There is a tendency for us all to forget that the single unifying factor that underpins all of our organizations–whether commercial or otherwise–is that they are founded upon people. In my work as an industry analyst, it is far too easy to think about the companies that we write about on a daily basis as amorphous blobs, as "its" not as "them." We write about them in terms of success and failure and profit or loss, but without always remembering all the moving pieces–or people–that engineer their relative performance.
Waiting for a plane this week, I was reading an article in The Wall Street Journal that brought to my attention the relative amount of risk in contemporary tech funding, compared to the first dot-com boom. In it, Bill Gurley–a partner at Benchmark (a venture capital investment firm)–points out that more humans are working in loss-making, Silicon Valley businesses than during the previous boom 15 years ago; that there has been a normalization in accepting jobs at companies that are loss-making. That employees–whether stock holders or not–are partners in a game of calculated risk and reward.
60% of businesses simply do not, nor have any plans, to invest in [digital marketing] within the next six months.
It is a public statement of what many of us have been talking about in private: The chances are we are overdue for a high-profile business failure from one of the high-risk tech ventures. The knock-on effect that such an event will have on the greater tech industry will be something that should keep all of us awake at night, especially those like me that worked in the industry through the dot-com bust.
Why, though, should you be interested in this potential bust, or "market correction" as we euphemistically like to call it? Well in our survey data at 451 Research, we’ve noted repeatedly that in digital marketing there is an increasingly wide disconnect between the availability of new fangled technology and actual real-world adoption. In short, for all the money that is being invested in building technology in this marketplace, buyers are stubbornly refusing to stump up the cash. This is not for a lack of understanding of the potential of the technology–that it could have a positive, transformative effect on organizations is broadly accepted–yet around 60% of businesses simply do not, nor have any plans, to invest in it within the next six months. Most likely, this is due to the fact that people and their requisite skills underpin any organization. In a reverent nod to the Beastie Boys, we can ask the question, "Do you have the skills to pay the bills?" For in our analysis, and maybe just a reflection of common sense, we can say that it is perfectly possible for an organization to have mature, intelligent processes but still lack the human skill within those processes to operate them efficiently. Nevermore so is this the case than when complex technology is involved in the equation.
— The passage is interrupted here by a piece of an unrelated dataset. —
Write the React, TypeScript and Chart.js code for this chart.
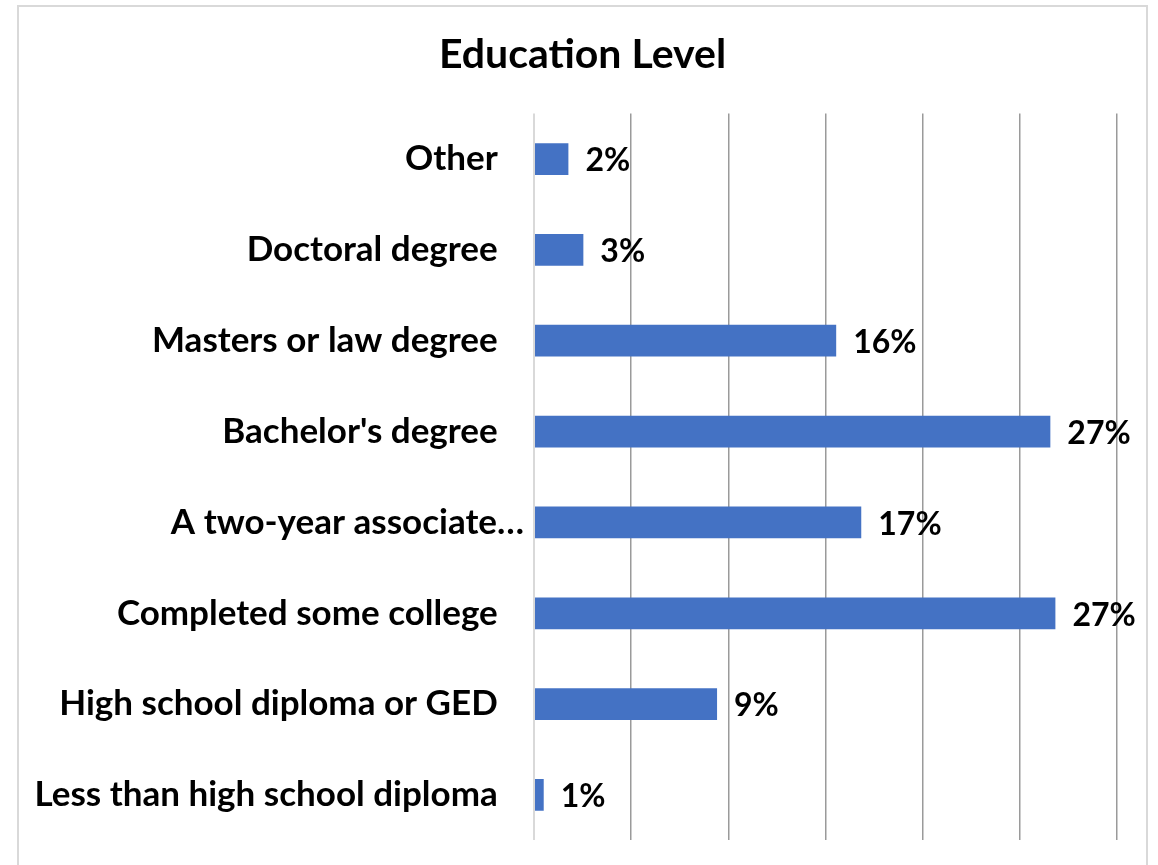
import React, { useEffect, useRef } from "react";
import { Chart, registerables } from "chart.js";

Chart.register(...registerables);

const chartTitle = "Education Level";
const categories = [
  "Other",
  "Doctoral degree",
  "Masters or law degree",
  "Bachelor's degree",
  "A two-year associate…",
  "Completed some college",
  "High school diploma or GED",
  "Less than high school diploma",
];
const truncated = [false, false, false, false, true, false, false, false];
const percentValues = [1.77, 2.54, 15.55, 26.57, 16.84, 26.83, 9.42, 0.5];
const valueLabels = ["2%", "3%", "16%", "27%", "17%", "27%", "9%", "1%"];

const FONT = "Lato, 'Open Sans', sans-serif";

export default function App() {
  const ref = useRef<HTMLCanvasElement | null>(null);

  useEffect(() => {
    if (!ref.current) return;

    const framePlugin = {
      id: "frame",
      beforeDraw(chart: any) {
        const { ctx } = chart;
        ctx.save();
        ctx.fillStyle = "#ffffff";
        ctx.fillRect(0, 0, chart.width, chart.height);
        ctx.strokeStyle = "#d9d9d9";
        ctx.lineWidth = 2;
        ctx.strokeRect(18, 6, 1129, 880);
        ctx.font = `bold 41px ${FONT}`;
        ctx.fillStyle = "#000000";
        ctx.textAlign = "center";
        ctx.textBaseline = "middle";
        ctx.fillText(chartTitle, 582.5, 54.6);
        ctx.restore();
      },
    };

    const labelPlugin = {
      id: "valueLabels",
      afterDatasetsDraw(chart: any) {
        const { ctx } = chart;
        const meta = chart.getDatasetMeta(0);
        ctx.save();
        ctx.font = `bold 32px ${FONT}`;
        ctx.fillStyle = "#000000";
        ctx.textAlign = "left";
        ctx.textBaseline = "middle";
        meta.data.forEach((bar: any, i: number) => {
          ctx.fillText(valueLabels[i], bar.x + 17, bar.y + 2);
        });
        ctx.restore();
      },
    };

    const chart = new Chart(ref.current, {
      type: "bar",
      data: {
        labels: categories,
        datasets: [
          {
            data: percentValues,
            backgroundColor: "#4472C4",
            borderWidth: 0,
            barPercentage: 0.35,
            categoryPercentage: 1,
          },
        ],
      },
      options: {
        indexAxis: "y",
        responsive: false,
        animation: false,
        layout: { padding: { left: 0, right: 41, top: 113.6, bottom: 24.6 } },
        plugins: {
          legend: { display: false },
          tooltip: { enabled: false },
          title: { display: false },
        },
        scales: {
          x: {
            min: 0,
            max: 30,
            ticks: { display: false, stepSize: 5 },
            border: { display: false },
            grid: {
              drawTicks: false,
              color: (c: any) => (c.index === 0 ? "#d9d9d9" : "#9a9a9a"),
              lineWidth: (c: any) => (c.index === 0 ? 2 : 1.5),
            },
            afterFit: (s: any) => {
              s.height = 0;
              s.paddingLeft = 0;
              s.paddingRight = 0;
              s.paddingTop = 0;
              s.paddingBottom = 0;
            },
          },
          y: {
            border: { display: false },
            grid: { display: false, drawTicks: false },
            ticks: {
              color: "#000000",
              padding: 10,
              font: { family: FONT, size: 35, weight: "bold" },
              callback: (_v: any, i: number) =>
                truncated[i] ? categories[i] : categories[i] + "\u2003",
            },
            afterFit: (s: any) => {
              s.width = 534;
              s.paddingLeft = 0;
              s.paddingRight = 0;
              s.paddingTop = 0;
              s.paddingBottom = 0;
            },
          },
        },
      },
      plugins: [framePlugin, labelPlugin],
    });

    return () => chart.destroy();
  }, []);

  return (
    <div style={{ position: "absolute", left: 0, top: 0, width: 1158, height: 865 }}>
      <canvas ref={ref} width={1158} height={865} style={{ display: "block" }} />
    </div>
  );
}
This is one of the reasons that we often talk of "capability-based buying" in our research, a process that suggests balancing the desire to implement technology to support a process against the ability of the humans to operate it in an optimal manner. It is that mixture of maturity and capability which is currently putting the brakes upon the mass adoption of digital marketing technology and heavily impacting vendors that are currently well-funded that have been bet upon; it’s our belief that adding human capability to organizational maturity is the key to enabling adoption.
In the analysis of the dot-com bust, one of the primary contributory causes within those consumer-facing businesses was the paucity of customers enabled to contribute to a bottom line in a pre-broadband, pre-mobile world. It wasn’t that people wouldn’t buy their groceries or clothes online; it was that those methods of selection weren’t easily achievable (the 3D, rotating Miss Boo-curated mannequin was a poor salesperson on a 56k modem line). That technology runs in advance of adoption is normal and natural; that it is apparently running so far in advance at the current time, when so many of jobs in the tech industry depend upon that adoption continuing apace for loss-making vendors, should be a concern for all, as failures to translate into successful businesses will create an ill-wind that will–as ever–blow none of us any good.